The Future of Fuel
Exploring alternative energy sources for vehicles.
Emerging and future fuel technologies
As concerns over climate change and the depletion of fossil fuels continue to grow, the demand for alternative energy sources for vehicles has become paramount. The transportation industry contributes significantly to greenhouse gas emissions, and developing sustainable and efficient fuel options is critical for a cleaner and greener future. Let’s look at some of the most promising alternative energy sources for automobiles and how they could affect our future.
Electronic Vehicles (EV)
Because of breakthroughs in battery technology and greater charging infrastructure, electric cars have gained significant interest in recent years. Electric vehicles rely on power stored in rechargeable batteries and create no exhaust emissions. With ongoing research and development, battery technology is rapidly improving, resulting in increased range, shorter charging times, and reduced costs. The future of transportation is likely to be dominated by electric vehicles, with major automakers committing to phase out internal combustion engines and governments establishing aggressive EV adoption objective
Hydrogen Fuel Cell Vehicles (FCV)
Another exciting fuel option is hydrogen fuel cell vehicles. These vehicles use hydrogen gas to generate electricity through a chemical reaction with oxygen, producing water vapor as the only by-product. FCVs have substantial driving ranges and rapid refilling periods, making them more convenient than traditional petrol-powered vehicles.
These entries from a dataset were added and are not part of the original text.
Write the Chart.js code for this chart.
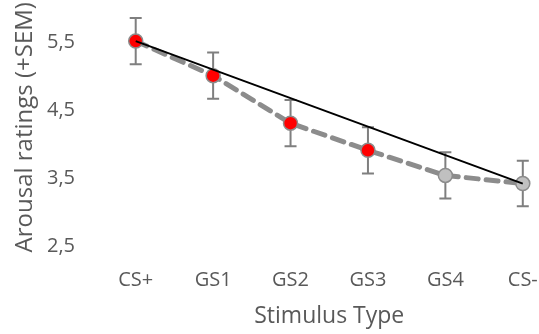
<!DOCTYPE html>
<html>
<head>
<meta charset="utf-8">
<script src="https://cdn.jsdelivr.net/npm/chart.js@4/dist/chart.umd.min.js"></script>
<style>
  html, body { margin: 0; padding: 0; background: #fff; overflow: hidden; }
  /* plot area runs half a category past the right edge of the page */
  #wrap { width: 570px; height: 334px; }
</style>
</head>
<body>
<div id="wrap"><canvas id="myChart"></canvas></div>
<script>
// stimulus types along the generalization gradient
const categories = ['CS+', 'GS1', 'GS2', 'GS3', 'GS4', 'CS-'];
// mean arousal ratings and standard errors
const arousal = [5.52, 5.01, 4.31, 3.91, 3.54, 3.42];
const sem = [0.34, 0.34, 0.34, 0.34, 0.34, 0.335];
// first four differ significantly from CS-
const significant = [true, true, true, true, false, false];
// straight reference line from CS+ to CS-
const reference = [5.52, null, null, null, null, 3.42];
const yTicks = [2.5, 3.5, 4.5, 5.5];

const textColor = '#595959';
const fontFamily = '"Open Sans", sans-serif';

const toPoints = arr => arr.map((v, i) => ({ x: i, y: v }));

// vertical SEM bars with caps, drawn under the lines
const errorBars = {
    id: 'errorBars',
    beforeDatasetsDraw(chart) {
        const { ctx, scales: { x, y } } = chart;
        ctx.save();
        ctx.strokeStyle = '#7f7f7f';
        ctx.lineWidth = 2;
        arousal.forEach((v, i) => {
            const px = x.getPixelForValue(i);
            const top = y.getPixelForValue(v + sem[i]);
            const bot = y.getPixelForValue(v - sem[i]);
            ctx.beginPath();
            ctx.moveTo(px, top);
            ctx.lineTo(px, bot);
            ctx.moveTo(px - 6, top);
            ctx.lineTo(px + 6, top);
            ctx.moveTo(px - 6, bot);
            ctx.lineTo(px + 6, bot);
            ctx.stroke();
        });
        ctx.restore();
    }
};

// axes keep no extra edge padding for their labels
const noEdgePadding = axis => {
    axis.paddingLeft = 0;
    axis.paddingRight = 0;
    axis.paddingTop = 0;
    axis.paddingBottom = 0;
};

new Chart(document.getElementById('myChart'), {
    type: 'line',
    data: {
        datasets: [{
            data: toPoints(reference),
            borderColor: '#000',
            borderWidth: 2,
            pointRadius: 0,
            spanGaps: true,
            order: 0
        }, {
            data: toPoints(arousal),
            borderColor: '#8c8c8c',
            borderWidth: 5,
            borderDash: [12, 8],
            borderCapStyle: 'round',
            pointRadius: 7,
            pointBorderWidth: 1.5,
            pointBorderColor: '#8c8c8c',
            pointBackgroundColor: significant.map(s => s ? '#ff0000' : '#c0c0c0'),
            order: 1
        }]
    },
    plugins: [errorBars],
    options: {
        responsive: true,
        maintainAspectRatio: false,
        animation: false,
        clip: false,
        layout: { padding: { top: 4, right: 0, left: 0, bottom: 0 } },
        plugins: { legend: { display: false }, tooltip: { enabled: false } },
        scales: {
            x: {
                type: 'linear',
                min: -0.5,
                max: 5.5,
                grid: { display: false, drawTicks: false },
                border: { display: false },
                afterBuildTicks: axis => { axis.ticks = categories.map((c, i) => ({ value: i })); },
                afterFit: axis => { noEdgePadding(axis); axis.height = 88; },
                ticks: {
                    padding: 22,
                    color: textColor,
                    font: { family: fontFamily, size: 20 },
                    callback: v => categories[v]
                },
                title: {
                    display: true,
                    text: 'Stimulus Type',
                    color: textColor,
                    font: { family: fontFamily, size: 23 },
                    padding: { top: 0, bottom: 4 }
                }
            },
            y: {
                min: 2.5,
                max: 6.0,
                grid: { display: false, drawTicks: false },
                border: { display: false },
                afterBuildTicks: axis => { axis.ticks = yTicks.map(v => ({ value: v })); },
                afterFit: axis => { noEdgePadding(axis); axis.width = 97; },
                ticks: {
                    padding: 22,
                    color: textColor,
                    font: { family: fontFamily, size: 20 },
                    callback: v => v.toFixed(1).replace('.', ',')
                },
                title: {
                    display: true,
                    text: 'Arousal ratings (+SEM)',
                    color: textColor,
                    font: { family: fontFamily, size: 24 },
                    padding: { top: 11, bottom: 0 }
                }
            }
        }
    }
});
</script>
</body>
</html>
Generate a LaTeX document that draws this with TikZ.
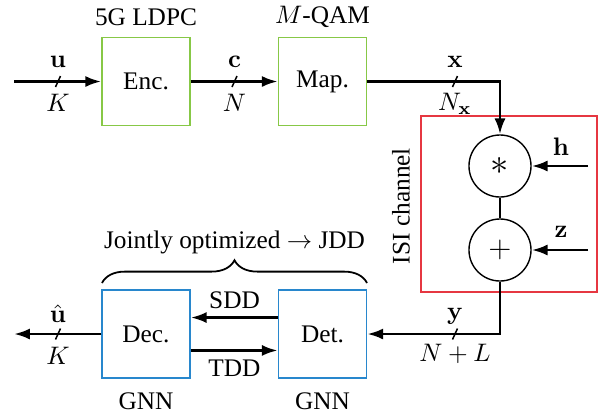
\documentclass[tikz,border=0pt]{standalone}
\usepackage[no-math]{fontspec}
\setmainfont{Liberation Serif}
\usetikzlibrary{arrows.meta,decorations.pathreplacing}
\definecolor{gbox}{RGB}{135,200,70}
\definecolor{bbox}{RGB}{40,135,205}
\definecolor{rbox}{RGB}{230,55,65}
\begin{document}
\begin{tikzpicture}[x=0.395pt,y=-0.395pt,
  blk/.style={draw,line width=0.55pt,minimum width=34.8pt,minimum height=34.8pt,inner sep=0pt,font=\fontsize{10}{12}\selectfont},
  circ/.style={draw,circle,line width=0.55pt,minimum size=24.5pt,inner sep=0pt},
  arr/.style={line width=1.1pt,-{Latex[length=6.3pt,width=4.4pt]}},
  ln/.style={line width=1.1pt},
  tk/.style={line width=0.6pt},
  lbl/.style={font=\fontsize{10}{12}\selectfont,inner sep=0pt}]
\useasboundingbox (0,0) rectangle (603,413);
% blocks
\node[blk,draw=gbox] (enc) at (146,81.5) {Enc.};
\node[blk,draw=gbox] (map) at (322.5,81.5) {Map.};
\node[blk,draw=bbox] (dec) at (146,334) {Dec.};
\node[blk,draw=bbox] (det) at (322.5,334) {Det.};
\node[lbl] (ldpc) at (146,17) {5G LDPC};
\node[lbl] (qam) at (322.5,17) {$M$-QAM};
\node[lbl] (gnn1) at (146,401) {GNN};
\node[lbl] (gnn2) at (322.5,401) {GNN};
% channel
\draw[rbox,line width=0.55pt] (421,116) rectangle (597,292);
\node[lbl,rotate=90] (isi) at (401,206) {ISI channel};
\node[circ] (conv) at (500,166) {\Large$*$};
\node[circ] (add) at (500,250) {\large$+$};
\coordinate (hin) at (588,166);
\coordinate (zin) at (588,250);
\node[lbl] (hl) at (561,147) {$\mathbf{h}$};
\node[lbl] (zl) at (561,232) {$\mathbf{z}$};
\draw[arr] (hin) -- (conv);
\draw[arr] (zin) -- (add);
\draw[line width=0.55pt] (conv) -- (add);
% inputs/outputs
\coordinate (uin) at (14,81.5);
\coordinate (uout) at (14,334);
\coordinate (xc) at (500,81.5);
\coordinate (yc) at (500,334);
\draw[arr] (uin) -- (enc);
\draw[arr] (enc) -- (map);
\draw[arr] (map.east) -- (xc) -- (conv.north);
\draw[arr] (add.south) -- (yc) -- (det.east);
\draw[arr] (dec) -- (uout);
\draw[arr] ([yshift=6.5pt]det.west) -- ([yshift=6.5pt]dec.east);
\draw[arr] ([yshift=-6.5pt]dec.east) -- ([yshift=-6.5pt]det.west);
% ticks
\coordinate (t1) at (58,81.5);
\coordinate (t2) at (234.5,81.5);
\coordinate (t3) at (455,81.5);
\coordinate (t4) at (455,334);
\coordinate (t5) at (58,334);
\foreach \t in {t1,t2,t3,t4,t5}
  \draw[tk] ([shift={(-2.5,5.5)}]\t) -- ([shift={(2.5,-5.5)}]\t);
% labels
\node[lbl] (ul) at (58,62) {$\mathbf{u}$};
\node[lbl] (kl) at (58,103) {$K$};
\node[lbl] (cl) at (234.5,62) {$\mathbf{c}$};
\node[lbl] (nl) at (234.5,103) {$N$};
\node[lbl] (xl) at (455,62) {$\mathbf{x}$};
\node[lbl] (nxl) at (455,104) {$N_{\mathbf{x}}$};
\node[lbl] (yl) at (455,316) {$\mathbf{y}$};
\node[lbl] (nll) at (455,354) {$N+L$};
\node[lbl] (uhl) at (58,314) {$\hat{\mathbf{u}}$};
\node[lbl] (kl2) at (58,356) {$K$};
\node[lbl] (sdd) at (234.5,300) {SDD};
\node[lbl] (tdd) at (234.5,368) {TDD};
% brace
\draw[line width=0.7pt,decorate,decoration={brace,amplitude=9pt}] (102,283) -- (367,283);
\node[lbl] (jdd) at (234.5,242) {Jointly optimized $\rightarrow$ JDD};
\end{tikzpicture}
\end{document}
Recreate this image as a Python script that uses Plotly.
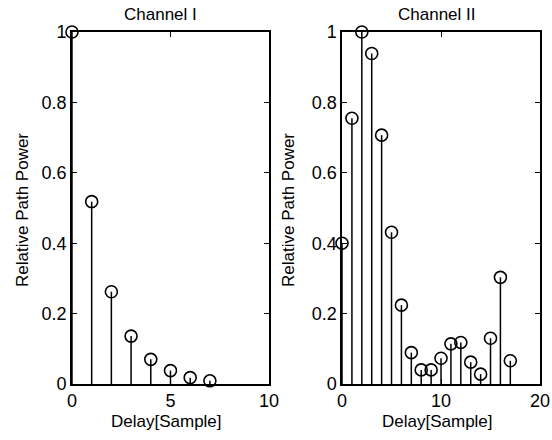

However, obstacles like high production costs, a lack of infrastructure for hydrogen refueling stations, and the need for a sustainable and scalable hydrogen manufacturing method persist.
Biofuels are made from renewable organic materials like crops, agricultural waste, or algae. They can be used as a direct substitute for gasoline or diesel, or they can be combined with traditional fuels. Biofuels are carbon-neutral since the carbon dioxide released during burning is compensated by the carbon dioxide absorbed during feedstock growth. Advanced biofuels, such as cellulosic ethanol and algae-based fuels, offer higher energy yields and do not compete with food crops for resources. However, concerns about land use, deforestation, and the sustainability of feedstock production need to be addressed for widespread adoption.
Synthetic fuels, also known as e-fuels or power-to-liquids, are made by mixing hydrogen supplied by renewable energy sources with carbon dioxide absorbed from the atmosphere. This technique, known as carbon capture and utilization (CCU), yields a carbon-free fuel. Synthetic fuels can be used as drop-in replacements for gasoline or diesel, offering compatibility with existing vehicle fleets. However, the high cost of production and the significant amount of renewable energy required for their synthesis are major challenges.
Solar power is most commonly linked with electricity generation, but it also can power vehicles. Solar-powered electric vehicles, also known as solar cars, catch sunlight and convert it into energy with photovoltaic panels, which are then used to charge the vehicles' batteries. While the efficiency of solar panels has increased, they still deliver limited power when compared to the energy requirements of a typical vehicle. Solar charging stations and solar-assisted charging systems, on the other hand, can increase the range of electric vehicles and minimize their reliance on the grid.
Inductive charging, also known as wireless charging, eliminates the need for physical cables to charge electric vehicles. This technology uses electromagnetic fields to transfer energy between a charging pad on the ground and a receiver installed on the vehicle. Inductive charging offers convenience and ease of use, as vehicles can charge while parked or even on the move. Integration of inductive charging technology into road networks and parking areas could potentially revolutionize the electric vehicle charging experience.
The future of fuel for vehicles is undeniably moving away from traditional fossil fuels. A combination of these alternative energy sources is likely to shape the transportation landscape in the future.